* [Problem to solve]
Copy out the listing in full, exactly as written, but not its pictures.

* [Supplied material]
──────────────────────────────
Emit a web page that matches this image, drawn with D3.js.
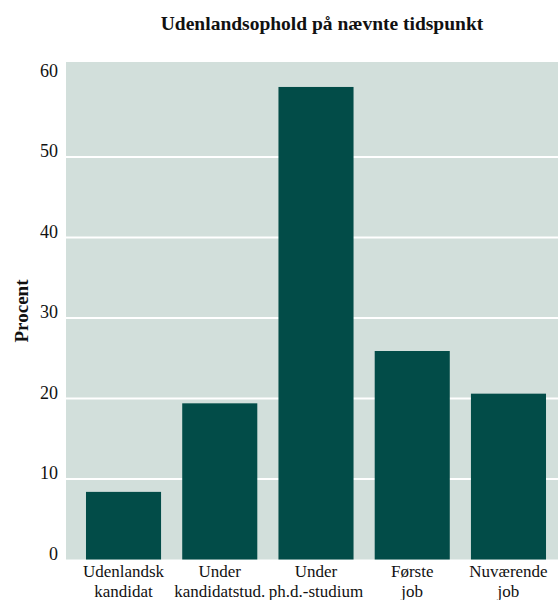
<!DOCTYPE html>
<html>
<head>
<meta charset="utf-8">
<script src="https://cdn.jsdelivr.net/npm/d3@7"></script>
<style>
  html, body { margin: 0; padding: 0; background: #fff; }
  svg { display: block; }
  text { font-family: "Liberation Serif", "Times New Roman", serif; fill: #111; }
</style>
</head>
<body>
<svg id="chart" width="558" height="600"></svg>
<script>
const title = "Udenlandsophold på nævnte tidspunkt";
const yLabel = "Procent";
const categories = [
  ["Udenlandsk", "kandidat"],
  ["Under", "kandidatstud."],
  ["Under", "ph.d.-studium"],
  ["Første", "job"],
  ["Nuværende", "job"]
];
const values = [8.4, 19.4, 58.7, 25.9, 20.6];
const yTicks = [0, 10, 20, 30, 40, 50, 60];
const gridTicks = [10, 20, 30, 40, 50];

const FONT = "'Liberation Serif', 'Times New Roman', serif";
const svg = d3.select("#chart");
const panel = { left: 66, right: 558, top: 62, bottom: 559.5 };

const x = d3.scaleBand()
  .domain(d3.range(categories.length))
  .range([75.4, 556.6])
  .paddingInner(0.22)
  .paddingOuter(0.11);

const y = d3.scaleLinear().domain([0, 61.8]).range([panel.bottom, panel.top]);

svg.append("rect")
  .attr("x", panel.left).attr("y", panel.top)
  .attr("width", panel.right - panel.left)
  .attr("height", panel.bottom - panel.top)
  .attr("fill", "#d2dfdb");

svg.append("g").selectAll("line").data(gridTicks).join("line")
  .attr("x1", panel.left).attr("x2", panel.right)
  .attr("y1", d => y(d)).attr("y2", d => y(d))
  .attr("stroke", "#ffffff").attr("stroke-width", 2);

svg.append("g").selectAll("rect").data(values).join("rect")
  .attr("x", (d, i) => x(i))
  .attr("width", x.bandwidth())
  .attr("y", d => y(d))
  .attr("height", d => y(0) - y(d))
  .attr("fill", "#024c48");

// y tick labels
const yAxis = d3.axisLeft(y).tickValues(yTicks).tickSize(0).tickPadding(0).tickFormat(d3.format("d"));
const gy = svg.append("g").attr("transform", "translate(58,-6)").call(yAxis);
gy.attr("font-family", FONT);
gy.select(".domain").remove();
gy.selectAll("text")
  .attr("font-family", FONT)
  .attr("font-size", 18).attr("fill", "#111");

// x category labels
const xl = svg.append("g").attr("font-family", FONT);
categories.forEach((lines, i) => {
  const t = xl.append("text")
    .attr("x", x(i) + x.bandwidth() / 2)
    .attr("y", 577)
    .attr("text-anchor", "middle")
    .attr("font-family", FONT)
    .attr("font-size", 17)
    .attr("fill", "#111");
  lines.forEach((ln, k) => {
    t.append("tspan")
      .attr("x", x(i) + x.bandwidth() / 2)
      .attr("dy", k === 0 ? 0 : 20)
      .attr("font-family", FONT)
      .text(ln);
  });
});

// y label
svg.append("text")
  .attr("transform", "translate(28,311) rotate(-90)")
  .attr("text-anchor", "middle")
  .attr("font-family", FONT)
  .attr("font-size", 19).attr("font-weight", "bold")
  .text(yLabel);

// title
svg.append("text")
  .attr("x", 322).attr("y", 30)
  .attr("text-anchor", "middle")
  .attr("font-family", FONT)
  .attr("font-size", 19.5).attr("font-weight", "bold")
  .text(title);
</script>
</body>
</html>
──────────────────────────────
* [Response to this exercise]
Emit a web page that matches this image, drawn with D3.js.
<!DOCTYPE html>
<html>
<head>
<meta charset="utf-8">
<script src="https://cdn.jsdelivr.net/npm/d3@7"></script>
<style>
  html, body { margin: 0; padding: 0; background: #fff; }
  svg { display: block; }
  text { font-family: "Liberation Serif", "Times New Roman", serif; fill: #111; }
</style>
</head>
<body>
<svg id="chart" width="558" height="600"></svg>
<script>
const title = "Udenlandsophold på nævnte tidspunkt";
const yLabel = "Procent";
const categories = [
  ["Udenlandsk", "kandidat"],
  ["Under", "kandidatstud."],
  ["Under", "ph.d.-studium"],
  ["Første", "job"],
  ["Nuværende", "job"]
];
const values = [8.4, 19.4, 58.7, 25.9, 20.6];
const yTicks = [0, 10, 20, 30, 40, 50, 60];
const gridTicks = [10, 20, 30, 40, 50];

const FONT = "'Liberation Serif', 'Times New Roman', serif";
const svg = d3.select("#chart");
const panel = { left: 66, right: 558, top: 62, bottom: 559.5 };

const x = d3.scaleBand()
  .domain(d3.range(categories.length))
  .range([75.4, 556.6])
  .paddingInner(0.22)
  .paddingOuter(0.11);

const y = d3.scaleLinear().domain([0, 61.8]).range([panel.bottom, panel.top]);

svg.append("rect")
  .attr("x", panel.left).attr("y", panel.top)
  .attr("width", panel.right - panel.left)
  .attr("height", panel.bottom - panel.top)
  .attr("fill", "#d2dfdb");

svg.append("g").selectAll("line").data(gridTicks).join("line")
  .attr("x1", panel.left).attr("x2", panel.right)
  .attr("y1", d => y(d)).attr("y2", d => y(d))
  .attr("stroke", "#ffffff").attr("stroke-width", 2);

svg.append("g").selectAll("rect").data(values).join("rect")
  .attr("x", (d, i) => x(i))
  .attr("width", x.bandwidth())
  .attr("y", d => y(d))
  .attr("height", d => y(0) - y(d))
  .attr("fill", "#024c48");

// y tick labels
const yAxis = d3.axisLeft(y).tickValues(yTicks).tickSize(0).tickPadding(0).tickFormat(d3.format("d"));
const gy = svg.append("g").attr("transform", "translate(58,-6)").call(yAxis);
gy.attr("font-family", FONT);
gy.select(".domain").remove();
gy.selectAll("text")
  .attr("font-family", FONT)
  .attr("font-size", 18).attr("fill", "#111");

// x category labels
const xl = svg.append("g").attr("font-family", FONT);
categories.forEach((lines, i) => {
  const t = xl.append("text")
    .attr("x", x(i) + x.bandwidth() / 2)
    .attr("y", 577)
    .attr("text-anchor", "middle")
    .attr("font-family", FONT)
    .attr("font-size", 17)
    .attr("fill", "#111");
  lines.forEach((ln, k) => {
    t.append("tspan")
      .attr("x", x(i) + x.bandwidth() / 2)
      .attr("dy", k === 0 ? 0 : 20)
      .attr("font-family", FONT)
      .text(ln);
  });
});

// y label
svg.append("text")
  .attr("transform", "translate(28,311) rotate(-90)")
  .attr("text-anchor", "middle")
  .attr("font-family", FONT)
  .attr("font-size", 19).attr("font-weight", "bold")
  .text(yLabel);

// title
svg.append("text")
  .attr("x", 322).attr("y", 30)
  .attr("text-anchor", "middle")
  .attr("font-family", FONT)
  .attr("font-size", 19.5).attr("font-weight", "bold")
  .text(title);
</script>
</body>
</html>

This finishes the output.